The changing demographic has prompted Dana Robert, Truman Collins Professor of World Christianity and History of Mission at the School of Theology, to reexamine the religion’s spread and the role of missionaries who carried it across the globe.
Robert, author of Christian Mission: How Christianity Became a World Religion (Wiley-Blackwell, 2009), acknowledges that many people simply “can’t relate to the motive” behind the work of missionaries. She cites the “very close relationship between mission and human rights discourse” as a way to make her research subject more accessible.
“One of the things I find most compelling is the way that missionaries have brought back information about people suffering around the world and have been on the cutting edge of human rights issues in the West,” she says. “It was missionaries living with indigenous people who started to defend their human rights. In the early nineteenth century, the first really strong argument against the slave trade was based on eyewitness accounts of missionaries in West Africa.”

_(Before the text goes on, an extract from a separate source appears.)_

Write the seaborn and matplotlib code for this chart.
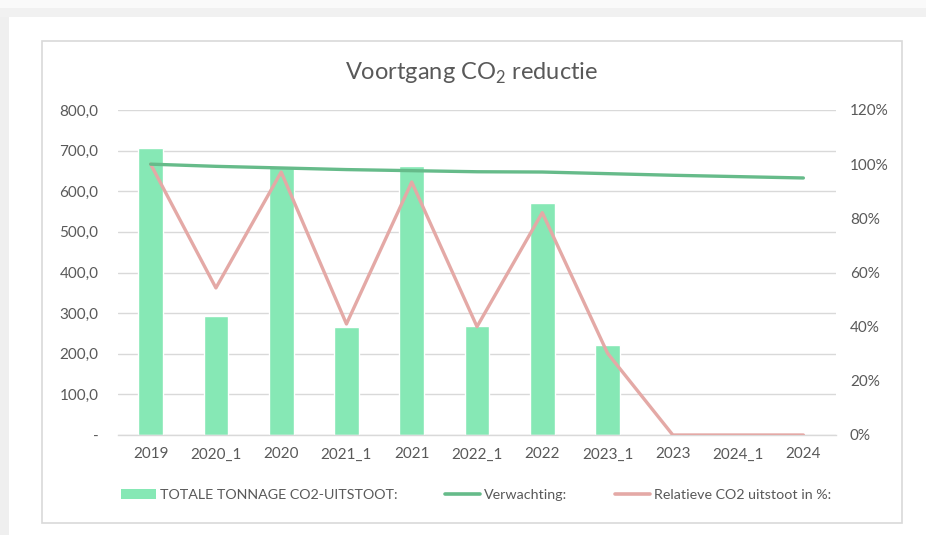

In more recent decades, she notes, missionaries have played a similar role in disseminating information about abuses in Cambodia and the Congo.
The spread of Christianity is shown as a percentage of population by current United Nations regional boundaries. Charts courtesy of Dana Robert
In the twenty-first century, the concept of mission continues to evolve, with an estimated 1.5 million North Americans going on so-called mission trips in 2005 — a number that includes nonreligious participants as well. “There are also people who say they’re going on mission trips, and they’re atheists,” Robert says. “There’s something that people are seeking, some kind of fundamental encounter with ’the other.’”
The identity of missionaries is also changing. Many are non-Western, including an estimated 40,000 to 80,000 Indian missionaries in India.
But such movement of people and ideas is hardly new. “Throughout history, when people migrated, religion spread,” says Robert. “Christianity spread along the Silk Road, from Iraq to China, in the 600s and 700s. Christianity spread in the British Empire. Whenever you allow the movement of people, their ideas and beliefs go with them.”